March 21 is the United Nations’ fifth annual International Day of Forests (link is external), and the U.S. Forest Service pauses to celebrate the importance and diversity of the world’s forests. Every year, the Forest Service commemorates this important day by celebrating collaborations with international partners to protect the health of forest ecosystems worldwide. This year, we are specifically looking at the connection between forests and energy.

Oshurbika Malabekova, is a resident of Roshorv village in Tajikistan’s remote Pamir highlands in Central Asia. To heat her home and cook, Oshurbika’s family has no good option. The family can pay exorbinant fees to have firewood transported in from another region, pay for gas or diesel (rarely available in her village), or venture on foot far from Roshorv to gather what little wood and shrubs remain.
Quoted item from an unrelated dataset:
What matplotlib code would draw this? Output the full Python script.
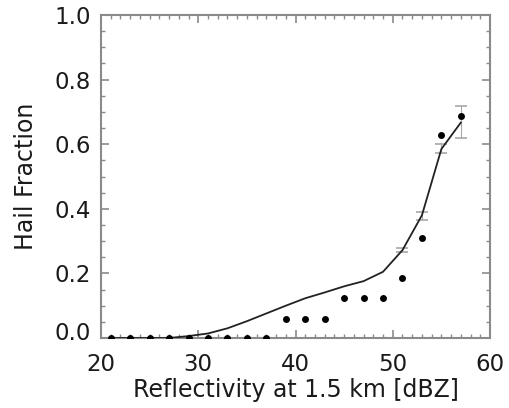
import matplotlib
matplotlib.use("Agg")
import matplotlib.pyplot as plt
import matplotlib.transforms as mtransforms
import numpy as np

# Data
refl = [21, 23, 25, 27, 29, 31, 33, 35, 37, 39, 41, 43, 45, 47, 49, 51, 53, 55, 57]
obs_frac = [0, 0, 0, 0, 0, 0, 0, 0, 0, 0.06, 0.06, 0.06, 0.123, 0.123, 0.123,
            0.185, 0.31, 0.627, 0.688]
model_frac = [0, 0, 0, 0, 0.006, 0.014, 0.03, 0.052, 0.076, 0.10, 0.123, 0.141,
              0.16, 0.176, 0.205, 0.272, 0.38, 0.585, 0.667]
err_low = [0, 0, 0, 0, 0.006, 0.014, 0.03, 0.052, 0.076, 0.10, 0.123, 0.141,
           0.16, 0.176, 0.205, 0.265, 0.365, 0.573, 0.62]
err_high = [0, 0, 0, 0, 0.006, 0.014, 0.03, 0.052, 0.076, 0.10, 0.123, 0.141,
            0.16, 0.176, 0.205, 0.28, 0.391, 0.60, 0.719]
yticks = [0.0, 0.2, 0.4, 0.6, 0.8, 1.0]
ytick_labels = ["0.0", "0.2", "0.4", "0.6", "0.8", "1.0"]
xticks = [20, 30, 40, 50, 60]

plt.rcParams['font.family'] = ['DejaVu Sans']

fig = plt.figure(figsize=(5.09, 4.08), dpi=100)
ax = fig.add_axes([101/509, 1-338/408, (490-101)/509, (338-15)/408])

frame = '#8a8a8a'
txt = '#1a1a1a'

# error bars (gray), only where they have visible extent
r = np.array(refl)
m = np.array(model_frac)
el = np.array(err_low)
eh = np.array(err_high)
sel = (eh - el) > 0
ax.errorbar(r[sel], m[sel], yerr=[m[sel] - el[sel], eh[sel] - m[sel]], fmt='none',
            ecolor='#a8a8a8', elinewidth=0.8, capsize=4, capthick=1.2, zorder=2)
ax.plot(refl, model_frac, color='#222222', lw=1.3, zorder=3)
ax.plot(refl, obs_frac, 'o', color='black', ms=5, mec='none', zorder=4)

ax.set_xlim(20, 60)
ax.set_ylim(0, 1.0)
ax.set_xticks(xticks)
ax.set_xticks(np.arange(20, 61, 1), minor=True)
ax.set_yticks(yticks)
ax.set_yticklabels(ytick_labels)
ax.set_yticks(np.arange(0, 1.001, 0.05), minor=True)

for s in ax.spines.values():
    s.set_color(frame)
    s.set_linewidth(1.5)

ax.tick_params(which='both', direction='in', top=True, right=True, colors=frame,
               labelcolor=txt, labelsize=16.5)
ax.tick_params(which='major', length=6, width=1.2)
ax.tick_params(which='minor', length=3, width=1.0)
ax.tick_params(axis='x', which='major', pad=11)
ax.tick_params(axis='y', which='major', pad=7)

# shift the 0.0 label up a bit
lab0 = ax.get_yticklabels()[0]
lab0.set_transform(lab0.get_transform() + mtransforms.ScaledTranslation(0, 7/100, fig.dpi_scale_trans))

ax.set_xlabel('Reflectivity at 1.5 km [dBZ]', fontsize=17, color=txt, labelpad=1)
ax.set_ylabel('Hail Fraction', fontsize=17, color=txt, labelpad=12)

fig.savefig('out.png', dpi=100)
Tajikistan’s Pamir Mountains are home to sensitive ecosystems and rich biodiversity, including rare flora and endangered fauna such as the beautiful snow leopard. Known locally as the “Roof of the World,” the Pamir Mountains are the center of the Pamir Knot, which is the point of convergence for Eurasia’s highest mountain ranges, including the Karakoram, Hindu Kush, and Tien Shan mountains.

The Pamir highlands have also long been home to people — rugged communities anchored in rich culture and tradition, but accustomed to surviving in the harsh conditions and energy poverty. Over time, the practice of gathering wood for fuel has had a significant negative impact on the biodiverse and fragile mountain ecosystems, particularly on the upper Bartang Valley.